We live in a system designed to benefit the super wealthy. There’s Elon Musk, buying the now massively toxic online influence machine that was once the only mildly toxic site formerly called Twitter, then purchasing a seat in the White House. All those millions earned him a golden chainsaw (yes, this really happened), which he’s using with reckless abandon to do a lot of damage. If he were a lumberjack his co-workers would be missing a few limbs. But Musk isn’t alone. He’s just the most visible of the billionaires now wielding incredible influence over the country’s direction and thus limiting the choices available to us.

So what do progressives do about this? It’s going to call for more than posting memes on social media and weeping over alarming news reports. Lee reached back into history, and reminded folks how protests have forced change in the past. She focused on students, whose past is a “storied history of activism, of action and organizing.”

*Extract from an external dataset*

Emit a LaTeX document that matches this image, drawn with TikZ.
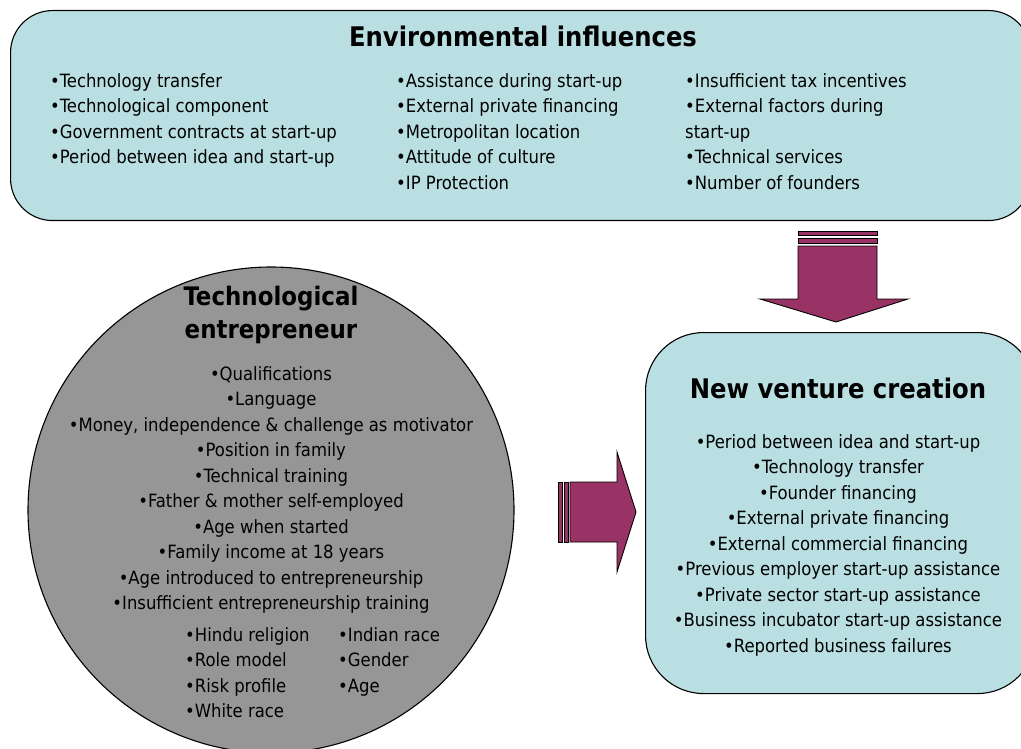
\documentclass[tikz,border=0pt]{standalone}
\usepackage{fontspec}
\setmainfont{DejaVu Sans Condensed}
\usetikzlibrary{arrows.meta}

\definecolor{panelblue}{RGB}{186,223,226}
\definecolor{persongray}{RGB}{150,150,150}
\definecolor{arrowplum}{RGB}{153,51,102}
\newcommand\itemfont{\fontsize{18.3}{25.5}\selectfont}
\newcommand\headfont{\fontsize{27}{34}\selectfont\bfseries}

\begin{document}
\begin{tikzpicture}[x=1pt,y=-1pt,
  every node/.style={font=\itemfont,inner sep=0pt},
  panel/.style={draw,line width=1.1pt,fill=panelblue},
  person/.style={draw,line width=1.1pt,fill=persongray,circle},
  head/.style={font=\headfont,align=center},
  items/.style={align=left,anchor=north west},
  centred/.style={align=center,anchor=north},
  blockarrow/.style={draw,line width=0.9pt,fill=arrowplum}]
  \useasboundingbox (0,0) rectangle (1021,749);
  \fill[white] (0,0) rectangle (1021,749);

  % the three panels
  \node[panel,rounded corners=42pt,anchor=north west,
    minimum width=1020pt,minimum height=210pt] (env) at (10,10) {};
  \node[person,minimum size=486pt] (ent) at (271,510) {};
  \node[panel,rounded corners=58pt,anchor=north west,
    minimum width=390pt,minimum height=361pt] (nvc) at (645,332) {};

  % environment
  \node[head] (envtitle) at (523,36) {Environmental influences};
  \node[items] (envA) at (50,73) {\textbullet Technology transfer\\
    \textbullet Technological component\\
    \textbullet Government contracts at start-up\\
    \textbullet Period between idea and start-up};
  \node[items] (envB) at (396,73) {\textbullet Assistance during start-up\\
    \textbullet External private financing\\
    \textbullet Metropolitan location\\
    \textbullet Attitude of culture\\
    \textbullet IP Protection};
  \node[items] (envC) at (685,73) {\textbullet Insufficient tax incentives\\
    \textbullet External factors during\\
    start-up\\
    \textbullet Technical services\\
    \textbullet Number of founders};

  % entrepreneur
  \node[head,anchor=north,font=\fontsize{25.5}{33}\selectfont\bfseries]
    (enttitle) at (271,286) {Technological\\entrepreneur};
  \node[centred] (entlist) at (271,366) {\textbullet Qualifications\\
    \textbullet Language\\
    \textbullet Money, independence \& challenge as motivator\\
    \textbullet Position in family\\
    \textbullet Technical training\\
    \textbullet Father \& mother self-employed\\
    \textbullet Age when started\\
    \textbullet Family income at 18 years\\
    \textbullet Age introduced to entrepreneurship\\
    \textbullet Insufficient entrepreneurship training};
  \node[items] (entA) at (185,627) {\textbullet Hindu religion\\
    \textbullet Role model\\
    \textbullet Risk profile\\
    \textbullet White race};
  \node[items] (entB) at (338,627) {\textbullet Indian race\\
    \textbullet Gender\\
    \textbullet Age};

  % new venture creation
  \node[head] (nvctitle) at (838,388) {New venture creation};
  \node[centred] (nvclist) at (838,434) {\textbullet Period between idea and start-up\\
    \textbullet Technology transfer\\
    \textbullet Founder financing\\
    \textbullet External private financing\\
    \textbullet External commercial financing\\
    \textbullet Previous employer start-up assistance\\
    \textbullet Private sector start-up assistance\\
    \textbullet Business incubator start-up assistance\\
    \textbullet Reported business failures};

  % striped block arrows
  \draw[blockarrow] (798,231) rectangle (877,235);
  \draw[blockarrow] (798,238) rectangle (877,243);
  \draw[blockarrow] (798,246) -- (798,299) -- (760,299) -- (836,322)
    -- (908,299) -- (877,299) -- (877,246) -- cycle;
  \draw[blockarrow] (558,482) rectangle (562,542);
  \draw[blockarrow] (564,482) rectangle (568,542);
  \draw[blockarrow] (570,482) -- (617,482) -- (617,452) -- (636,512)
    -- (617,572) -- (617,542) -- (570,542) -- cycle;
\end{tikzpicture}
\end{document}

“You are part of a long legacy,” Lee said. “From apartheid South Africa, to the civil rights movement, to the women’s suffrage movement, to the anti-Vietnam War movement, to so many more. These movements always come at a cost. It’s never been without a price to pay.”

This caught our attention. We spend a lot of time talking to our fellow newsroom strikers, who’ve lost more than two years of pay while battling against owners willfully breaking the law, and to other workers who are organizing and often risking reprisals for doing so. We’ve talked in the past few weeks with members of the disabled community who have risked arrest, and some who were taken into custody, while successfully protesting health care cuts the GOP proposed as recently as 2017. These folks continue to fight. They’re still standing. They’re not cowed.

At one point last night, a woman in the audience thrust her fist in the air and stated she was ready to do her part. We saw a number of similar gestures, which suggests the restoration of stability in American society will come from places like Ebenezer, not from the halls of Congress. A warning: It may involve a bit of discomfort and pain.

“When the price is steepest,” Lee said, “That’s when we need you the most.”